ReSKILLING stakeholder map: a key step and a never ending story!
Stakeholders have a fundamental role in any innovation. They are needed to ensure new concepts, services, and tools serve common purposes and support the transition to more sustainable, inclusive, and efficient systems. But what are exactly stakeholders and how to ensure they play their role?
Stakeholders in the context of the RESKILLING project
RESKILLING investigates ways forward to ensure workers and businesses are equipped to thrive within the deployment of Connected, Cooperative and Automated Mobility (CCAM) solutions. The project develops a framework to support territories and affected parties in adapting to the associated socio-economic transformations. This framework includes analyses of CCAM impacts across the entire value chain, design of pathways for skill development, and building an ecosystem that can actively drive and co-create the future of mobility. This ecosystem is actually also an enabling factor for the analysis and the pathways’ design.
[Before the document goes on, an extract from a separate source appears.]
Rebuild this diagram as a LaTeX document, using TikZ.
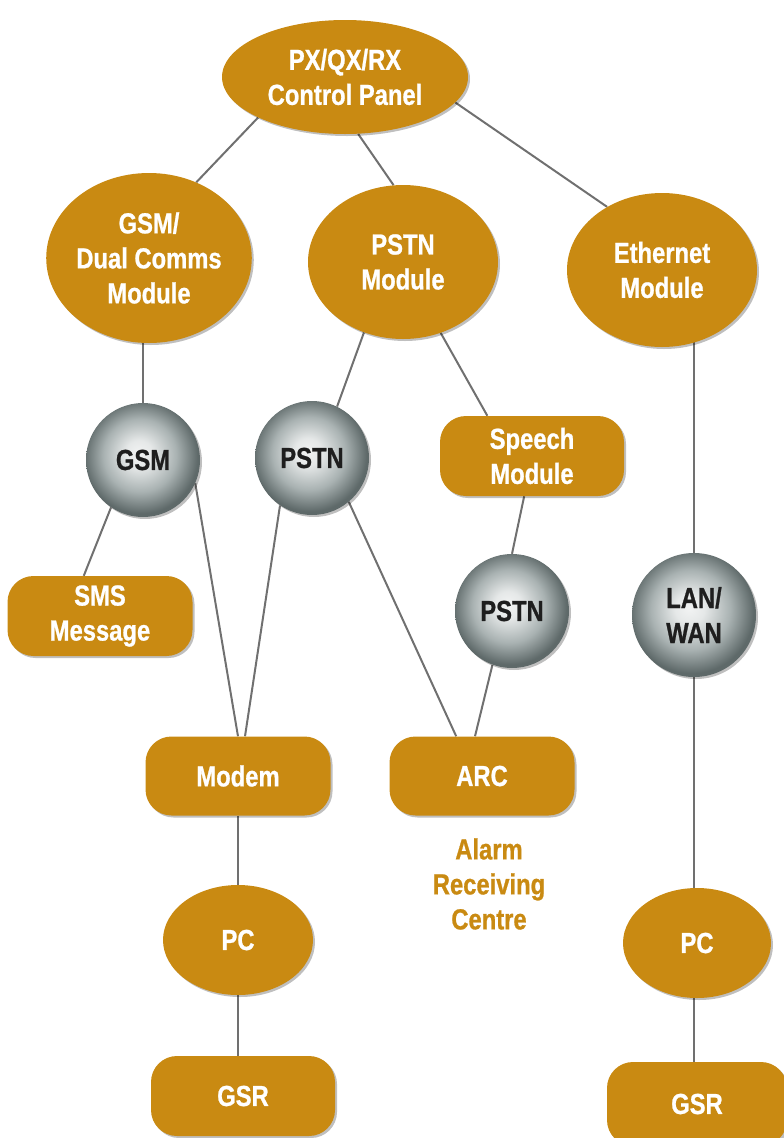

Considering the planned work and outcomes of the project, stakeholders are both a target audience for the RESKILLING outcomes, and a necessary component of the work process. They are understood in the project as individuals, groups, organisations or institutions that can affect, be affected by, or be involved in the development and implementation of CCAM-related strategies for employment, skills and workforce transformation, as well as those contributing to innovation and growth of mobility for people and goods.
In contexts where policy, technology and employment intersect, such as in CCAM, traditional top-down or expert-led approaches may not be sufficient to capture all institutional realities or local constraints. Stakeholder engagement provides an alternative approach by offering a collaborative space for problem definition, decision-making and foresight. In this way, affected actors are empowered to influence outcomes from within the process, and better benefit from them.
Who is affected and how to ensure their contribution
A first step to ensure stakeholders play their role in the RESKILLING project is to identify who they are and how to reach out to them. A stakeholder mapping work was conducted in the first months of the project, starting from 3 main topics: CCAM, Jobs, and Skills. Seven main categories were defined in connection with all 3 topics: transport operators, industry, workers, end-users, authorities, researchers and educators, and funders and insurers. These categories were discussed and reviewed among all consortium members, to ensure a coverage as exhaustive as possible, and clarify the understanding related to each category.
The result of that work came out as a stakeholder map in a design platform. You can click here to have access to it!
However, everyday activity of RESKILLING partners constantly brings new inspiration and perspectives, as well as awareness of additional related organisations. Discussions on the actors affected or influencing CCAM and its consequences in terms of jobs and skills are on going in the consortium. They led to new versions of the stakeholder map, which was reedited after 2 and 3 months. This is a very rich process, which is necessary to ensure the quality of the future work conducted in the project. But a solid and stable structure is a condition to a successful involvement. Therefore, the project map was translated into a table including expected contributions from each category, relevance of the project for them, and planned involvement. Another table was prepared to follow the engagement of each individual stakeholder, to guarantee a good representation of all categories identified, and to monitor the quality of the engagement work, so that stakeholders really do play their expected role.
This process is still in the run, and will require adaptation in the course of project activities. This is the whole challenge of adapting sustainable work to a constantly evolving socio-economic context. Existing classifications and studies are very instrumental in identifying most affected and enabling stakeholders, but every initiative has its own topic and demands a suited frame. The RESKILLING stakeholder map and engagement strategy prepared in the first six months of the project will certainly follow that rule!